** begin PROVIDED INFORMATION **

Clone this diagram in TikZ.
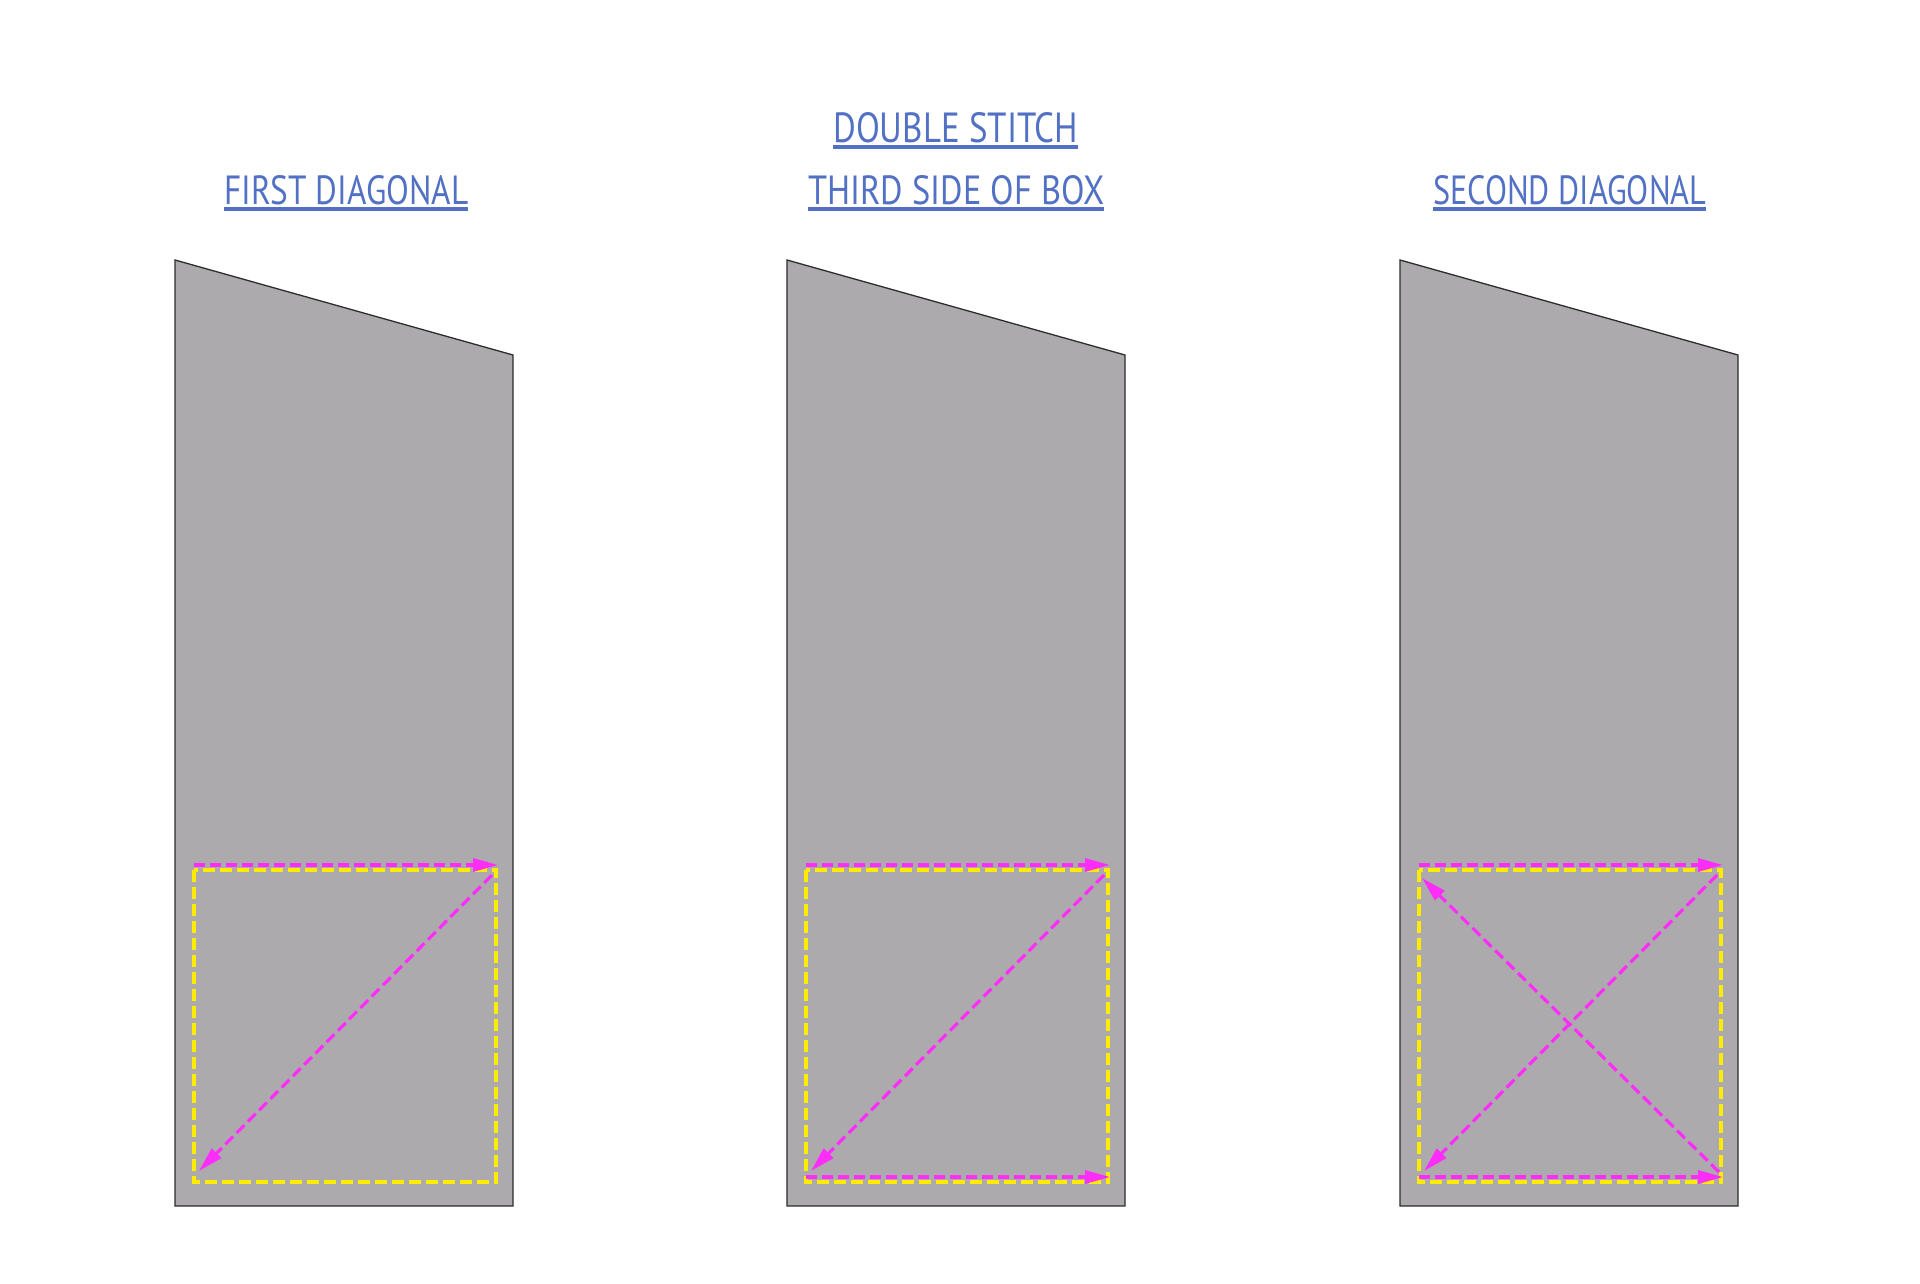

** end PROVIDED INFORMATION **
** begin PROVIDED INFORMATION **

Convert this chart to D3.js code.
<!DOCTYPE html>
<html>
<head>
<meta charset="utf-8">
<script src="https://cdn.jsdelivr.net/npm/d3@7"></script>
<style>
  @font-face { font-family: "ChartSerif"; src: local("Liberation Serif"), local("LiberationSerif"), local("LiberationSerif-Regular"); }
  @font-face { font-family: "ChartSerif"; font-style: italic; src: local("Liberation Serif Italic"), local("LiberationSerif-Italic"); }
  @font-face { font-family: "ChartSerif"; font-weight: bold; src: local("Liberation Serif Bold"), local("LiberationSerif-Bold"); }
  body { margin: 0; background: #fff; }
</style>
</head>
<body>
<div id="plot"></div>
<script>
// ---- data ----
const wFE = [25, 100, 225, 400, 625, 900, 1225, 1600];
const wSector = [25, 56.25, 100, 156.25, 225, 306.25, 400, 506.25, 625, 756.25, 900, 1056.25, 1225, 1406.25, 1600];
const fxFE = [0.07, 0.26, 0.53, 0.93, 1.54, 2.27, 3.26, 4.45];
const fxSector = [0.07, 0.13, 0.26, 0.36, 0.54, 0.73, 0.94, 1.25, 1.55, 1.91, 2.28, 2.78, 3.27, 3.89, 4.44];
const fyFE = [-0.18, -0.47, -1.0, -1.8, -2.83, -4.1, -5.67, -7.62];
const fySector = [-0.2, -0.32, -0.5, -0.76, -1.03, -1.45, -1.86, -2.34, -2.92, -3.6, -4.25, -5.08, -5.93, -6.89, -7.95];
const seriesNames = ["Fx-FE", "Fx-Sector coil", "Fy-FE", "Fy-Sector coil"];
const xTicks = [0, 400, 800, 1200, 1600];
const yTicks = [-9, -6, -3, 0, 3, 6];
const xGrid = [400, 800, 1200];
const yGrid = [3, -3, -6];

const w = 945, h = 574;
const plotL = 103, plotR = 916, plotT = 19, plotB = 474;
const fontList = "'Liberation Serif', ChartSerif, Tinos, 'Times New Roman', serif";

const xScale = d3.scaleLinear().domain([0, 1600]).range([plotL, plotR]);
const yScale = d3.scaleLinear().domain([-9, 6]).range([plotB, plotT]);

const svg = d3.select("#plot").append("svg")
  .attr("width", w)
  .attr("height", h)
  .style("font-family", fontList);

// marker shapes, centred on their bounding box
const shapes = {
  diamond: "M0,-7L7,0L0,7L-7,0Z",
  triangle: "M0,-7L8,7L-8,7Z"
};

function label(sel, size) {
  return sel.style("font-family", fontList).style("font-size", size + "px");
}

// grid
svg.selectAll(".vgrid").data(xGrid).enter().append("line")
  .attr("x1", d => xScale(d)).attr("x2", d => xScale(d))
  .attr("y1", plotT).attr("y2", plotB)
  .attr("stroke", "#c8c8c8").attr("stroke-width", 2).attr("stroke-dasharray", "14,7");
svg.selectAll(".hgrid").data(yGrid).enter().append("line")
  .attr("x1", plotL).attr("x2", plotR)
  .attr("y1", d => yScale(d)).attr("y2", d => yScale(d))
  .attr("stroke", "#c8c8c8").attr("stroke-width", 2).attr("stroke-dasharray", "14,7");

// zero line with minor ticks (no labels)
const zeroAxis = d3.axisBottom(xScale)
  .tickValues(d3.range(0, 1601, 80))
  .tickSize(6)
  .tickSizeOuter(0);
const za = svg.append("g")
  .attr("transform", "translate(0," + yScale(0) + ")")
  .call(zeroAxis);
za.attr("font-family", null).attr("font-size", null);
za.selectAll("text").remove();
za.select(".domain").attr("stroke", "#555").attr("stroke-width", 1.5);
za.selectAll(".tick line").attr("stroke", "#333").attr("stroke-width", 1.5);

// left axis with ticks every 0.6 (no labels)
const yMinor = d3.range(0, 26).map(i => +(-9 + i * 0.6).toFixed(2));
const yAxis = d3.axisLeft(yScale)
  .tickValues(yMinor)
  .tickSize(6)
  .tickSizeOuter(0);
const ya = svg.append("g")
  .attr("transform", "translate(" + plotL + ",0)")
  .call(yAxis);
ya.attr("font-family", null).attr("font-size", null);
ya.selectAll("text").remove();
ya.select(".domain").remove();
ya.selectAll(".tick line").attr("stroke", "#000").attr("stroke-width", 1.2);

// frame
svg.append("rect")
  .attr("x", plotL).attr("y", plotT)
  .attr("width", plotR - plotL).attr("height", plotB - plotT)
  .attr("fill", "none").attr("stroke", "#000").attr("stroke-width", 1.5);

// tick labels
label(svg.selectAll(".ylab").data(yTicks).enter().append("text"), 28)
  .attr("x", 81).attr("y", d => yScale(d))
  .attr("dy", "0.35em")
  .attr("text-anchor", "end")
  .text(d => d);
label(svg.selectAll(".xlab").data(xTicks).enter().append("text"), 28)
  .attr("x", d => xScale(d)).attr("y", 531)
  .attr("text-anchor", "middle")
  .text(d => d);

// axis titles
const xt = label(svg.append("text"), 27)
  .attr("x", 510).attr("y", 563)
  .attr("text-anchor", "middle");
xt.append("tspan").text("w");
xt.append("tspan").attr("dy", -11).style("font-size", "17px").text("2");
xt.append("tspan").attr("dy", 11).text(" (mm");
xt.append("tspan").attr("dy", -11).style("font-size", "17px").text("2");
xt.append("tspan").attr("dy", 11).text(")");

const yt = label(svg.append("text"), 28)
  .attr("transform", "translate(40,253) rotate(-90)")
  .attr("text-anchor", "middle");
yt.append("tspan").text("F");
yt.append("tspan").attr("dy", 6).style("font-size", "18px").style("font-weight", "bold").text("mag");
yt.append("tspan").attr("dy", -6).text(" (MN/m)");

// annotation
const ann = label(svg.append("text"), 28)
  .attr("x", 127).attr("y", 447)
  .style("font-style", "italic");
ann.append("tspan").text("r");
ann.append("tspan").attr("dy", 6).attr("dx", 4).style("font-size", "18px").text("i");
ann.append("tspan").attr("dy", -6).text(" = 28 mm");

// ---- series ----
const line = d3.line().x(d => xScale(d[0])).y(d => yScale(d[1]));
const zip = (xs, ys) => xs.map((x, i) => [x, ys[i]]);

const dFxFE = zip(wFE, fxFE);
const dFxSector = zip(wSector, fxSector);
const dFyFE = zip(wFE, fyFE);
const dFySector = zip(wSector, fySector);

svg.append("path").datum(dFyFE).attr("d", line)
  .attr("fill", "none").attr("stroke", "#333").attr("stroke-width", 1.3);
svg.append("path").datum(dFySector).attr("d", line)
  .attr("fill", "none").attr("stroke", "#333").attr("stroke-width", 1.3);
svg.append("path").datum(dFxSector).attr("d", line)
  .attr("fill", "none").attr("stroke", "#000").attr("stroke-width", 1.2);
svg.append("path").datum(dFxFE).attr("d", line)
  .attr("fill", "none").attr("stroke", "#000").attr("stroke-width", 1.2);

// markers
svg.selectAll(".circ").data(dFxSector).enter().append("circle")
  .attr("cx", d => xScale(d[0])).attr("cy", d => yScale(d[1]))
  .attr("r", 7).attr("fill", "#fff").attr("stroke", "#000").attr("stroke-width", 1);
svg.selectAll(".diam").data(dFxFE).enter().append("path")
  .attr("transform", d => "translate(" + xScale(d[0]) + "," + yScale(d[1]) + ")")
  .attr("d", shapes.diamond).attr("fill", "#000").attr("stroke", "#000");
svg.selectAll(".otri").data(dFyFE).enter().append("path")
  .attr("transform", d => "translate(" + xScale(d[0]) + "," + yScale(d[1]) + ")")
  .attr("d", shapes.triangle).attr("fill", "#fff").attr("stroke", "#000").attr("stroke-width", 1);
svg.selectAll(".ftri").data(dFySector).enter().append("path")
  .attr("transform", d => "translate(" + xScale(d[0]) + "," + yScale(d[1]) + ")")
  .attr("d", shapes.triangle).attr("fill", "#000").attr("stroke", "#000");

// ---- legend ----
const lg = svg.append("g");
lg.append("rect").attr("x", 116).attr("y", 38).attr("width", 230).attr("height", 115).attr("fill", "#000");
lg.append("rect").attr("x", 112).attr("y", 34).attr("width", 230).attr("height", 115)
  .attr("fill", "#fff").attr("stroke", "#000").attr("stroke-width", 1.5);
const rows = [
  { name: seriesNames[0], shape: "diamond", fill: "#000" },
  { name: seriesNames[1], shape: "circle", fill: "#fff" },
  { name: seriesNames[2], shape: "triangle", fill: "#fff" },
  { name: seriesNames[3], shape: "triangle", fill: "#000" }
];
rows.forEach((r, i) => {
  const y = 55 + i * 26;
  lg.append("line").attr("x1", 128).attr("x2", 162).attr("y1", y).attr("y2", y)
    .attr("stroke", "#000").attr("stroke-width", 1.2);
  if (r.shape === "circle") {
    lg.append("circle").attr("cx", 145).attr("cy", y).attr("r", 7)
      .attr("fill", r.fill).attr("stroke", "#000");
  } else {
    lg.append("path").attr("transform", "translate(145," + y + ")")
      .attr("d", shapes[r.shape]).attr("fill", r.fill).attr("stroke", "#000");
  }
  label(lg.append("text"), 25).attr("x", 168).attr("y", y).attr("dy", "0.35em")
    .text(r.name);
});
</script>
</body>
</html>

** end PROVIDED INFORMATION **

DIRECTION:
Which lines above run from the one containing "Convert this chart to D3.js code." down to the one containing "const yGrid = [3, -3, -6];"? Repeat exactly those, both ends included, and nothing else.

THE RESPONSE:
Convert this chart to D3.js code.
<!DOCTYPE html>
<html>
<head>
<meta charset="utf-8">
<script src="https://cdn.jsdelivr.net/npm/d3@7"></script>
<style>
  @font-face { font-family: "ChartSerif"; src: local("Liberation Serif"), local("LiberationSerif"), local("LiberationSerif-Regular"); }
  @font-face { font-family: "ChartSerif"; font-style: italic; src: local("Liberation Serif Italic"), local("LiberationSerif-Italic"); }
  @font-face { font-family: "ChartSerif"; font-weight: bold; src: local("Liberation Serif Bold"), local("LiberationSerif-Bold"); }
  body { margin: 0; background: #fff; }
</style>
</head>
<body>
<div id="plot"></div>
<script>
// ---- data ----
const wFE = [25, 100, 225, 400, 625, 900, 1225, 1600];
const wSector = [25, 56.25, 100, 156.25, 225, 306.25, 400, 506.25, 625, 756.25, 900, 1056.25, 1225, 1406.25, 1600];
const fxFE = [0.07, 0.26, 0.53, 0.93, 1.54, 2.27, 3.26, 4.45];
const fxSector = [0.07, 0.13, 0.26, 0.36, 0.54, 0.73, 0.94, 1.25, 1.55, 1.91, 2.28, 2.78, 3.27, 3.89, 4.44];
const fyFE = [-0.18, -0.47, -1.0, -1.8, -2.83, -4.1, -5.67, -7.62];
const fySector = [-0.2, -0.32, -0.5, -0.76, -1.03, -1.45, -1.86, -2.34, -2.92, -3.6, -4.25, -5.08, -5.93, -6.89, -7.95];
const seriesNames = ["Fx-FE", "Fx-Sector coil", "Fy-FE", "Fy-Sector coil"];
const xTicks = [0, 400, 800, 1200, 1600];
const yTicks = [-9, -6, -3, 0, 3, 6];
const xGrid = [400, 800, 1200];
const yGrid = [3, -3, -6];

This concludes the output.